The data contained in the chunk with chunk ID 1 is backed up in CSV files (/home/adbmanager/exp_backup/backup0101.csv, /home/adbmanager/exp_backup/backup0102.csv, and /home/adbmanager/exp_backup/backup0103.csv).

In this example, since chunks are merged every month, one month's worth of data is backed up.

Note

Although you can back up the files into a single file, distributing the files into multiple files can improve performance by distributing the output-related overhead.

For details about the adbexport command, see adbexport (Export Data) in the manual HADB Command Reference. Also, see 11.4.5 Exporting data in units of chunks.

(7) Deleting old data (chunks)

To prevent the amount of data from becoming unmanageable, delete data that is older than 6 months.

Delete the chunk with the earliest creation date and time from the product table (ITEMLIST). To delete a chunk, execute the PURGE CHUNK statement with a chunk ID specified in the search condition.

■ SQL statement example
PURGE CHUNK "ITEMLIST" WHERE CHUNKID=1
Explanation

The data contained in the chunk with chunk ID 1 is deleted.

In this example, since chunks are merged every month, one month's worth of data is deleted.

For details about the PURGE CHUNK statement, see PURGE CHUNK (delete all rows in a chunk) in Data Manipulation SQL in the manual HADB SQL Reference. Also, see 11.4.6 Deleting data in units of chunks.
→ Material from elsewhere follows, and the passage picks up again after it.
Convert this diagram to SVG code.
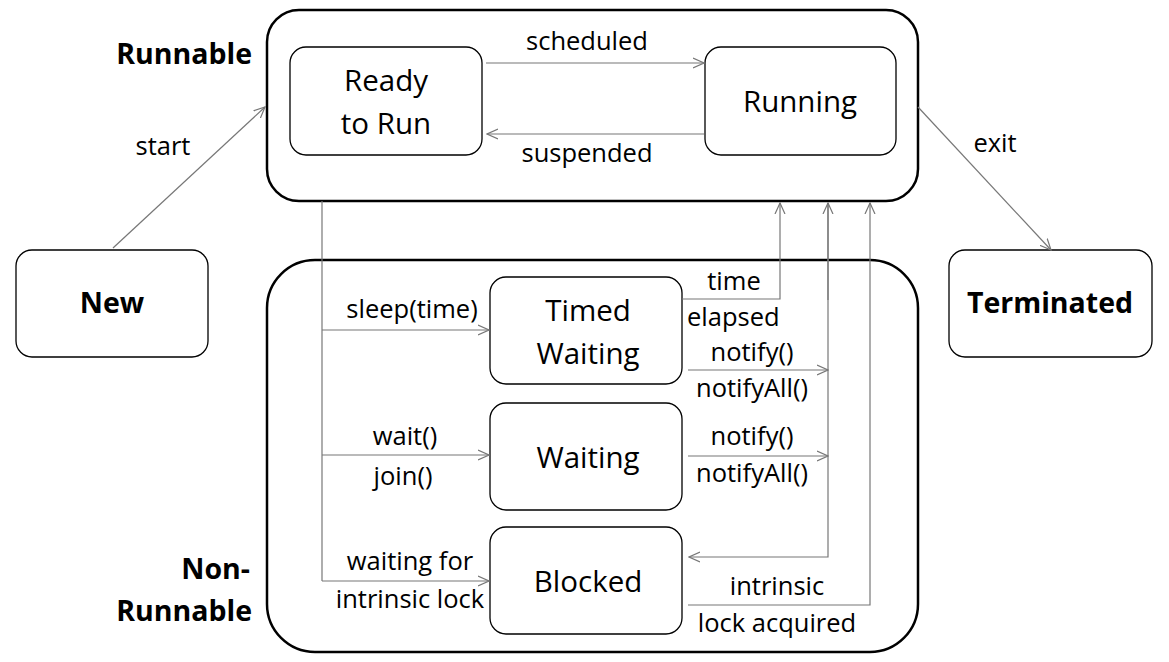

(8) Repeatedly adding new data, merging, changing status, and deleting old data

By repeatedly performing background import to create chunks in wait status, by merging chunks in wait status, changing chunk statuses, and by deleting chunks using the PURGE CHUNK statement, you can continue to analyze only the product data of a specific month without increasing the overall volume of data managed by HADB.